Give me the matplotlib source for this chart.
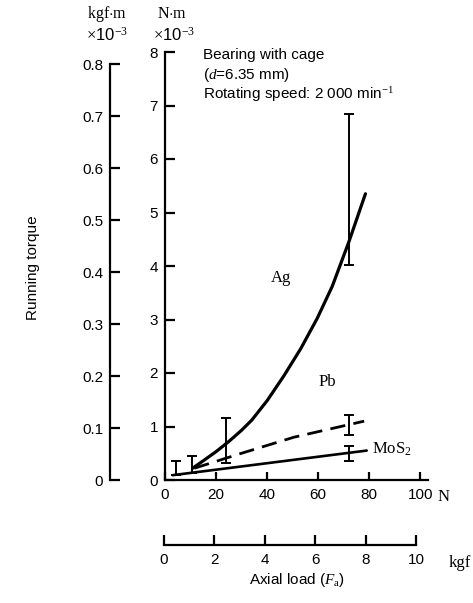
import numpy as np
import matplotlib
matplotlib.use('Agg')
import matplotlib.pyplot as plt

W, H = 473, 603

# curves (N, N.m x 1e-3)
ag_load = [10.8, 15.0, 20.0, 25.0, 30.0, 34.0, 40.1, 46.6, 53.1, 59.6, 65.5, 72.0, 78.5]
ag_torque = [0.22, 0.36, 0.53, 0.72, 0.93, 1.12, 1.49, 1.95, 2.45, 3.02, 3.62, 4.45, 5.35]
pb_load = [11.5, 30.0, 50.5, 78.0]
pb_torque = [0.22, 0.50, 0.80, 1.10]
mos2_load = [3.0, 79.0]
mos2_torque = [0.09, 0.55]

# error bars
eb_load = [4.3, 10.4, 23.8, 72.0, 72.0, 72.0]
eb_low = [0.09, 0.13, 0.31, 4.02, 0.85, 0.35]
eb_high = [0.35, 0.44, 1.16, 6.84, 1.21, 0.63]

nm_ticks = [0, 1, 2, 3, 4, 5, 6, 7, 8]
kgfm_ticks = [0, 0.1, 0.2, 0.3, 0.4, 0.5, 0.6, 0.7, 0.8]
n_ticks = [0, 20, 40, 60, 80, 100]
kgf_ticks = [0, 2, 4, 6, 8, 10]

sans = 'Liberation Sans'
serif = 'Liberation Serif'
plt.rcParams['font.family'] = sans
plt.rcParams['mathtext.fontset'] = 'custom'
plt.rcParams['mathtext.rm'] = serif
plt.rcParams['mathtext.it'] = serif + ':italic'


def box(x0, y0, x1, y1):
    # pixel box (top-left origin) -> figure fraction rect
    return [x0 / W, 1 - y1 / H, (x1 - x0) / W, (y1 - y0) / H]


def px(x, y):
    return x / W, 1 - y / H


fig = plt.figure(figsize=(W / 100, H / 100), dpi=100)

# main axes
ax = fig.add_axes(box(165, 52, 428, 480))
ax.plot(ag_load, ag_torque, color='black', lw=2.3, solid_capstyle='round',
        solid_joinstyle='round')
ax.plot(pb_load, pb_torque, color='black', lw=2.0, ls=(0, (5.5, 3)))
ax.plot(mos2_load, mos2_torque, color='black', lw=1.9, solid_capstyle='round')
low = np.array(eb_low)
high = np.array(eb_high)
ax.errorbar(eb_load, (low + high) / 2, yerr=(high - low) / 2, fmt='none',
            ecolor='black', elinewidth=1.4, capsize=3.5, capthick=1.4)
ax.set_xlim(0, 103)
ax.set_ylim(0, 8)
for s in ['top', 'right']:
    ax.spines[s].set_visible(False)
for s in ['left', 'bottom']:
    ax.spines[s].set_linewidth(1.6)
ax.set_xticks(n_ticks)
ax.set_yticks(nm_ticks)
ax.tick_params(direction='in', length=7, width=1.6, labelsize=11, pad=5)
ax.tick_params(axis='x', length=6, pad=6)
ax.text(45.3, 3.77, 'Ag', family=serif, fontsize=12, ha='center', va='center')
ax.text(63.7, 1.83, 'Pb', family=serif, fontsize=12, ha='center', va='center')
ax.text(81, 0.57, 'MoS$_2$', family=serif, fontsize=12, ha='left', va='center')

# left kgf.m axis
axl = fig.add_axes(box(110, 64, 111, 480))
axl.set_ylim(0, 0.8)
axl.set_xticks([])
axl.set_yticks(kgfm_ticks)
axl.set_yticklabels(['0' if v == 0 else '%.1f' % v for v in kgfm_ticks])
for s in ['top', 'right', 'bottom']:
    axl.spines[s].set_visible(False)
axl.spines['left'].set_linewidth(1.6)
axl.tick_params(direction='in', length=7, width=1.6, labelsize=11, pad=5)
axl.patch.set_visible(False)

# bottom kgf axis
axb = fig.add_axes(box(164, 500, 416, 545))
axb.set_xlim(0, 10)
axb.set_yticks([])
axb.set_xticks(kgf_ticks)
for s in ['top', 'right', 'left']:
    axb.spines[s].set_visible(False)
axb.spines['bottom'].set_linewidth(1.6)
axb.tick_params(direction='in', length=7, width=1.6, labelsize=11, pad=6)
axb.patch.set_visible(False)

# unit labels
fig.text(*px(107, 14), 'kgf$\\cdot$m', family=serif, fontsize=11.5, ha='center', va='center')
fig.text(*px(107, 35), '$\\times$10$^{-3}$', fontsize=12, ha='center', va='center')
fig.text(*px(172, 14), 'N$\\cdot$m', family=serif, fontsize=11.5, ha='center', va='center')
fig.text(*px(174, 35), '$\\times$10$^{-3}$', fontsize=12, ha='center', va='center')
fig.text(*px(438, 497), 'N', family=serif, fontsize=12, ha='left', va='center')
fig.text(*px(449, 563), 'kgf', family=serif, fontsize=12, ha='left', va='center')

# annotation
fig.text(*px(203, 55), 'Bearing with cage', fontsize=11, ha='left', va='center')
fig.text(*px(203, 75), '($d$=6.35 mm)', fontsize=11, ha='left', va='center')
fig.text(*px(203, 95), 'Rotating speed: 2 000 min$^{-1}$', fontsize=11, ha='left', va='center')

# axis titles
fig.text(*px(33, 268), 'Running torque', fontsize=11, rotation=90, ha='center', va='center')
fig.text(*px(297, 580), 'Axial load ($F_\\mathrm{a}$)', fontsize=11, ha='center', va='center')

fig.savefig('out.png', dpi=100)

++++++++++

## Task details
Restate, line by line and word for word, everything from the top of the material through the line that contains "eb_high = [0.35, 0.44, 1.16, 6.84, 1.21, 0.63]". Leave pictures out.

## Expected answer
Give me the matplotlib source for this chart.
import numpy as np
import matplotlib
matplotlib.use('Agg')
import matplotlib.pyplot as plt

W, H = 473, 603

# curves (N, N.m x 1e-3)
ag_load = [10.8, 15.0, 20.0, 25.0, 30.0, 34.0, 40.1, 46.6, 53.1, 59.6, 65.5, 72.0, 78.5]
ag_torque = [0.22, 0.36, 0.53, 0.72, 0.93, 1.12, 1.49, 1.95, 2.45, 3.02, 3.62, 4.45, 5.35]
pb_load = [11.5, 30.0, 50.5, 78.0]
pb_torque = [0.22, 0.50, 0.80, 1.10]
mos2_load = [3.0, 79.0]
mos2_torque = [0.09, 0.55]

# error bars
eb_load = [4.3, 10.4, 23.8, 72.0, 72.0, 72.0]
eb_low = [0.09, 0.13, 0.31, 4.02, 0.85, 0.35]
eb_high = [0.35, 0.44, 1.16, 6.84, 1.21, 0.63]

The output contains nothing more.